begin
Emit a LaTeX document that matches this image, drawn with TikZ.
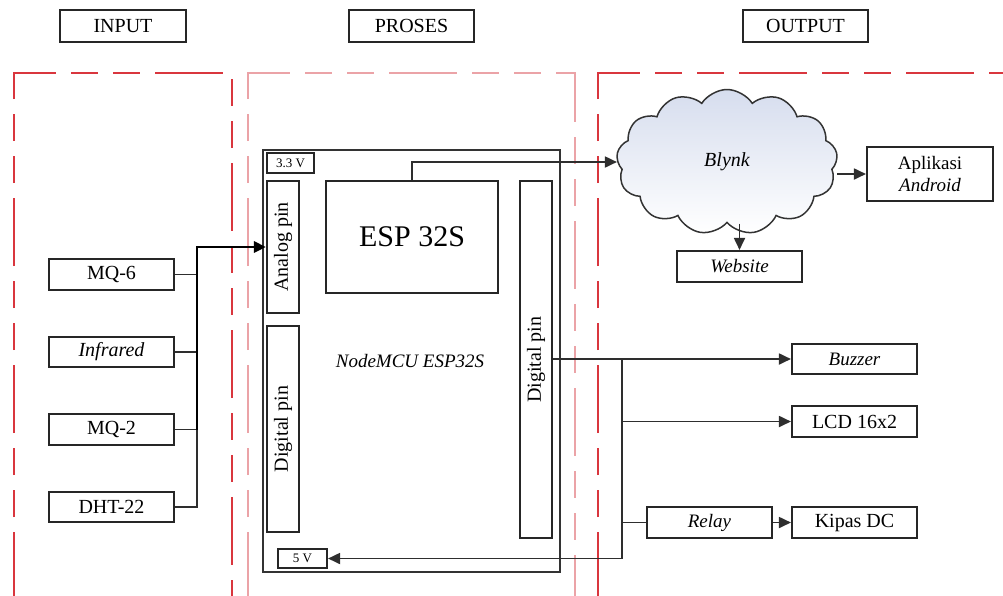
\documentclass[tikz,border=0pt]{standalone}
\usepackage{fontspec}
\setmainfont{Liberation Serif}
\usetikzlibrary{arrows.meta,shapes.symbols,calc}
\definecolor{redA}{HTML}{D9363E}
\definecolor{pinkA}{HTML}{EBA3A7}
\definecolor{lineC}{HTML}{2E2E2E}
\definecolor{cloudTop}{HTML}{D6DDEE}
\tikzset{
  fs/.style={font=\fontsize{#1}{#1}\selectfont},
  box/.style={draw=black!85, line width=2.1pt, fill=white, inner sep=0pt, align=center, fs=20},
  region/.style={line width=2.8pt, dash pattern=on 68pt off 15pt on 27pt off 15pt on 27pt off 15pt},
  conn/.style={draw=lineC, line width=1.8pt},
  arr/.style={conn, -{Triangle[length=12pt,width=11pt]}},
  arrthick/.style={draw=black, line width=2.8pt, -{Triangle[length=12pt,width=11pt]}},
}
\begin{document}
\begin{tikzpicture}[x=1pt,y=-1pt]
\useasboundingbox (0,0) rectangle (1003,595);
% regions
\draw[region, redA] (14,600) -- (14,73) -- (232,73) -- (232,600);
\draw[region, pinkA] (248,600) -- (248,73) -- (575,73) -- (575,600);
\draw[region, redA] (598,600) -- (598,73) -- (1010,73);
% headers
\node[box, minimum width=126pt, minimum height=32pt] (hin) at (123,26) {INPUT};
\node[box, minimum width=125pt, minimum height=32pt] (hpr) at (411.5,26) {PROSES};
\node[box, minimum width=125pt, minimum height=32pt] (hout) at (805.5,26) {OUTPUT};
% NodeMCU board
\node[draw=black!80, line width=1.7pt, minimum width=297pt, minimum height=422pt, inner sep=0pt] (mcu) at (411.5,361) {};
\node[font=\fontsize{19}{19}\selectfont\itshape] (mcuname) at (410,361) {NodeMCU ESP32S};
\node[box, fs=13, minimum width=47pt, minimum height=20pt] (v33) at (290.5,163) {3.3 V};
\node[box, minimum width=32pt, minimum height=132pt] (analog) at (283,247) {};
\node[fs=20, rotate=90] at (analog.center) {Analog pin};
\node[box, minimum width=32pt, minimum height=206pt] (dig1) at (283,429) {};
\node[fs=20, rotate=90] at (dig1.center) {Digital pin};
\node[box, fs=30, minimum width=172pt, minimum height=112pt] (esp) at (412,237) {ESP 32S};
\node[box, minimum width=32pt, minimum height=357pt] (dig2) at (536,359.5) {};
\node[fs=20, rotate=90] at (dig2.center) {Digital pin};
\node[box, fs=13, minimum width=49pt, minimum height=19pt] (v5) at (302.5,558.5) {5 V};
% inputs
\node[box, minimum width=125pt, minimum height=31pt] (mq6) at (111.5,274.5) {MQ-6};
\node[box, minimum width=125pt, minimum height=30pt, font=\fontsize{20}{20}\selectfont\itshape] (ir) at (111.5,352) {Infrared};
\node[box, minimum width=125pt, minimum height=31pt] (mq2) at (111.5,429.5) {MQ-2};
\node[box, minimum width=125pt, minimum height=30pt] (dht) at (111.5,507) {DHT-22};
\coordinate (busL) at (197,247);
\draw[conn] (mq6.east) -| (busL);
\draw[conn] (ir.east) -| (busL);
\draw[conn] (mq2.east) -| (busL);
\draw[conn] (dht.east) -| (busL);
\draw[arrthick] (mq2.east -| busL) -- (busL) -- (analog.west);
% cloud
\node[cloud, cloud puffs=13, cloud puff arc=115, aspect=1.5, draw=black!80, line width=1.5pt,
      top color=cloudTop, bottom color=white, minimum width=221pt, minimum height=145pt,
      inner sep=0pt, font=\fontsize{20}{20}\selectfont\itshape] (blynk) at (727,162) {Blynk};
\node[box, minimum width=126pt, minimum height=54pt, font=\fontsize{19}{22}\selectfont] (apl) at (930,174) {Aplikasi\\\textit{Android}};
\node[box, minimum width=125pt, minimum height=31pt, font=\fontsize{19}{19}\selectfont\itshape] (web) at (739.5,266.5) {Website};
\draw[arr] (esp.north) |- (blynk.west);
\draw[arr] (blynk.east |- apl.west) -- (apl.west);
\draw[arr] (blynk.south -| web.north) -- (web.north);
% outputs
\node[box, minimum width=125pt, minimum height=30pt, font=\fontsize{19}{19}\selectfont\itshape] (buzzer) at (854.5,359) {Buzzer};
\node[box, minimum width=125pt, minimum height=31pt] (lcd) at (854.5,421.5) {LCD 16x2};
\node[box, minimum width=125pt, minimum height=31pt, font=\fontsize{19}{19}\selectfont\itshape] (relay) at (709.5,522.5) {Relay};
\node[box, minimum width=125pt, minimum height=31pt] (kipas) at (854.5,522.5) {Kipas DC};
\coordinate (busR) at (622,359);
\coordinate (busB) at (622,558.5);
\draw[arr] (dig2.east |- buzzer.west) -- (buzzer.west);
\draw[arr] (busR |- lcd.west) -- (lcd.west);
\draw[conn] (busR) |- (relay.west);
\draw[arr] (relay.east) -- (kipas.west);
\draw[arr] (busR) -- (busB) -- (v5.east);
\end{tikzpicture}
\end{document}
end
● **REQUIREMENT**
Transcribe the material exactly, leaving every picture out.

● **THE ANSWER**
Emit a LaTeX document that matches this image, drawn with TikZ.
\documentclass[tikz,border=0pt]{standalone}
\usepackage{fontspec}
\setmainfont{Liberation Serif}
\usetikzlibrary{arrows.meta,shapes.symbols,calc}
\definecolor{redA}{HTML}{D9363E}
\definecolor{pinkA}{HTML}{EBA3A7}
\definecolor{lineC}{HTML}{2E2E2E}
\definecolor{cloudTop}{HTML}{D6DDEE}
\tikzset{
  fs/.style={font=\fontsize{#1}{#1}\selectfont},
  box/.style={draw=black!85, line width=2.1pt, fill=white, inner sep=0pt, align=center, fs=20},
  region/.style={line width=2.8pt, dash pattern=on 68pt off 15pt on 27pt off 15pt on 27pt off 15pt},
  conn/.style={draw=lineC, line width=1.8pt},
  arr/.style={conn, -{Triangle[length=12pt,width=11pt]}},
  arrthick/.style={draw=black, line width=2.8pt, -{Triangle[length=12pt,width=11pt]}},
}
\begin{document}
\begin{tikzpicture}[x=1pt,y=-1pt]
\useasboundingbox (0,0) rectangle (1003,595);
% regions
\draw[region, redA] (14,600) -- (14,73) -- (232,73) -- (232,600);
\draw[region, pinkA] (248,600) -- (248,73) -- (575,73) -- (575,600);
\draw[region, redA] (598,600) -- (598,73) -- (1010,73);
% headers
\node[box, minimum width=126pt, minimum height=32pt] (hin) at (123,26) {INPUT};
\node[box, minimum width=125pt, minimum height=32pt] (hpr) at (411.5,26) {PROSES};
\node[box, minimum width=125pt, minimum height=32pt] (hout) at (805.5,26) {OUTPUT};
% NodeMCU board
\node[draw=black!80, line width=1.7pt, minimum width=297pt, minimum height=422pt, inner sep=0pt] (mcu) at (411.5,361) {};
\node[font=\fontsize{19}{19}\selectfont\itshape] (mcuname) at (410,361) {NodeMCU ESP32S};
\node[box, fs=13, minimum width=47pt, minimum height=20pt] (v33) at (290.5,163) {3.3 V};
\node[box, minimum width=32pt, minimum height=132pt] (analog) at (283,247) {};
\node[fs=20, rotate=90] at (analog.center) {Analog pin};
\node[box, minimum width=32pt, minimum height=206pt] (dig1) at (283,429) {};
\node[fs=20, rotate=90] at (dig1.center) {Digital pin};
\node[box, fs=30, minimum width=172pt, minimum height=112pt] (esp) at (412,237) {ESP 32S};
\node[box, minimum width=32pt, minimum height=357pt] (dig2) at (536,359.5) {};
\node[fs=20, rotate=90] at (dig2.center) {Digital pin};
\node[box, fs=13, minimum width=49pt, minimum height=19pt] (v5) at (302.5,558.5) {5 V};
% inputs
\node[box, minimum width=125pt, minimum height=31pt] (mq6) at (111.5,274.5) {MQ-6};
\node[box, minimum width=125pt, minimum height=30pt, font=\fontsize{20}{20}\selectfont\itshape] (ir) at (111.5,352) {Infrared};
\node[box, minimum width=125pt, minimum height=31pt] (mq2) at (111.5,429.5) {MQ-2};
\node[box, minimum width=125pt, minimum height=30pt] (dht) at (111.5,507) {DHT-22};
\coordinate (busL) at (197,247);
\draw[conn] (mq6.east) -| (busL);
\draw[conn] (ir.east) -| (busL);
\draw[conn] (mq2.east) -| (busL);
\draw[conn] (dht.east) -| (busL);
\draw[arrthick] (mq2.east -| busL) -- (busL) -- (analog.west);
% cloud
\node[cloud, cloud puffs=13, cloud puff arc=115, aspect=1.5, draw=black!80, line width=1.5pt,
      top color=cloudTop, bottom color=white, minimum width=221pt, minimum height=145pt,
      inner sep=0pt, font=\fontsize{20}{20}\selectfont\itshape] (blynk) at (727,162) {Blynk};
\node[box, minimum width=126pt, minimum height=54pt, font=\fontsize{19}{22}\selectfont] (apl) at (930,174) {Aplikasi\\\textit{Android}};
\node[box, minimum width=125pt, minimum height=31pt, font=\fontsize{19}{19}\selectfont\itshape] (web) at (739.5,266.5) {Website};
\draw[arr] (esp.north) |- (blynk.west);
\draw[arr] (blynk.east |- apl.west) -- (apl.west);
\draw[arr] (blynk.south -| web.north) -- (web.north);
% outputs
\node[box, minimum width=125pt, minimum height=30pt, font=\fontsize{19}{19}\selectfont\itshape] (buzzer) at (854.5,359) {Buzzer};
\node[box, minimum width=125pt, minimum height=31pt] (lcd) at (854.5,421.5) {LCD 16x2};
\node[box, minimum width=125pt, minimum height=31pt, font=\fontsize{19}{19}\selectfont\itshape] (relay) at (709.5,522.5) {Relay};
\node[box, minimum width=125pt, minimum height=31pt] (kipas) at (854.5,522.5) {Kipas DC};
\coordinate (busR) at (622,359);
\coordinate (busB) at (622,558.5);
\draw[arr] (dig2.east |- buzzer.west) -- (buzzer.west);
\draw[arr] (busR |- lcd.west) -- (lcd.west);
\draw[conn] (busR) |- (relay.west);
\draw[arr] (relay.east) -- (kipas.west);
\draw[arr] (busR) -- (busB) -- (v5.east);
\end{tikzpicture}
\end{document}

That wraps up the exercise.